Hook: The EUV Bottleneck Just Got Tighter
ASML ships roughly 60 High-NA EUV machines per year. SK Hynix just raised $28 billion to buy a chunk of that. The market cheered. I saw a liquidity grab. Same pattern I traded during the 2020 SushiSwap fork—whoever controls the supply of the critical tool wins the next cycle. In DeFi, it was liquidity. In hardware, it’s the EUV.
This IPO isn’t a growth story. It’s a war chest.
Context: The Player and the Play
SK Hynix is the HBM king. HBM is the memory stack powering every NVIDIA AI chip. Their net IPO proceeds—$28B—target two things: capital expenditure and EUV procurement. That’s not a vague plan; it’s a line-item assault on the only bottleneck in semiconductor manufacturing.
Memory chips are a commodity with violent cycles. HBM changed that by adding a technology moat. But moats get crossed. Samsung and Micron are sprinting. SK Hynix’s answer: spend so much on tools that competitors can’t catch up.

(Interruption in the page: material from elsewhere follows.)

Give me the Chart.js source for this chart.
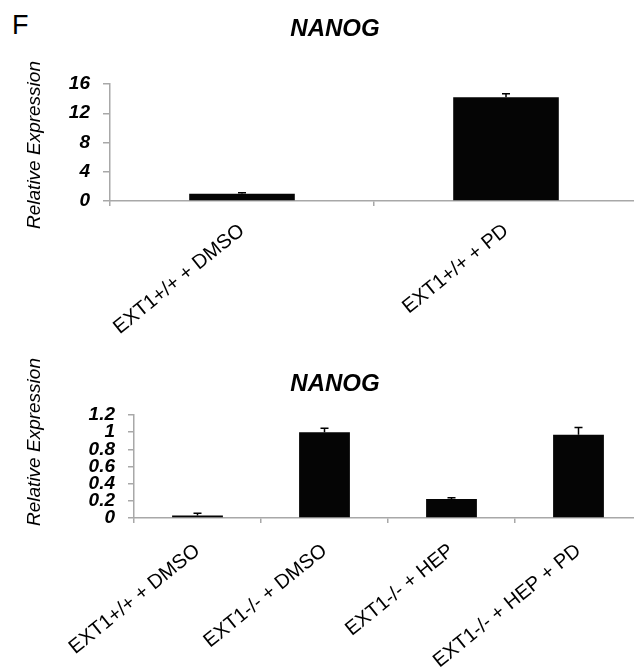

Core: The Order Flow You’re Missing
Let’s run the math. SK Hynix’s 2024 capex was ~$15B. The IPO adds $28B more. That’s nearly 3x in one injection. Where does it go?
First, EUV. Each High-NA machine costs ~$400M. SK Hynix likely ordered 20-30 units. That’s $8-12B locked into ASML. The rest funds new fabs for 1c nm DRAM and HBM4.
But here’s the kicker—depreciation. Equipment depreciates over 5-7 years. Adding $28B in assets means $4-5B in annual depreciation. For a company with ~$40B revenue, that’s 10% of top line gone before a single chip is sold. Break-even utilization jumps from 60% to 70%+. Any demand dip crushes margins.
I learned this lesson building my BTC ETF arb bot in 2024. Infrastructure has a fixed cost clock. You pay whether the market is liquid or not. SK Hynix is betting the AI demand spiral never stalls. That’s a high-conviction bet—and a high-risk one.
Second, customer concentration. NVIDIA is their flagship. HBM3E margins are fat—5x DDR5. But NVIDIA is actively qualifying Samsung and Micron as second sources. That’s classic procurement strategy: weaken the sole supplier. If Samsung passes certification in 2025, SK Hynix’s premium evaporates. Their massive capex suddenly serves a price war.
In the sprint, hesitation is the only real cost. SK Hynix isn’t hesitating. But neither is the competition.
Contrarian: Retail Sees AI Boom, Smart Money Sees Oversupply
The consensus: AI is structural, HBM stays scarce, SK Hynix wins. That’s the narrative driving the IPO valuation (~$280B). But smart money remembers the memory cycles. In 2018, oversupply crushed DRAM prices. Samsung lost 60% of its market cap. The same pattern repeats when everyone builds at once.
Consider this: Every AI company is ordering GPUs. Every GPU needs HBM. Every HBM maker is expanding. The lag time is 18-24 months. By 2027, HBM supply could overshoot demand. Then margins compress. Depreciation hits. SK Hynix’s stock cuts in half.
For crypto, the parallel is direct. AI tokens like Render, Akash, and Bittensor price in endless compute demand. If hardware becomes abundant, compute prices drop, and those tokens lose their scarcity premium. I shorted LUNA in 2022 because on-chain volume spiked before the depeg. The same signal is flashing here: capex spikes before the demand peak.
In the sprint, hesitation is the only real cost. Retail is buying the IPO. I’m modeling the peak.
Takeaway: Act Before the Depreciation Kicks
SK Hynix’s $28B bet is a commitment to own the AI memory bottleneck. But bottlenecks shift. The real alpha is in the tools—ASML, not memory. For crypto, hedge AI token longs with semiconductor shorts. The sprint is on. Don’t hesitate.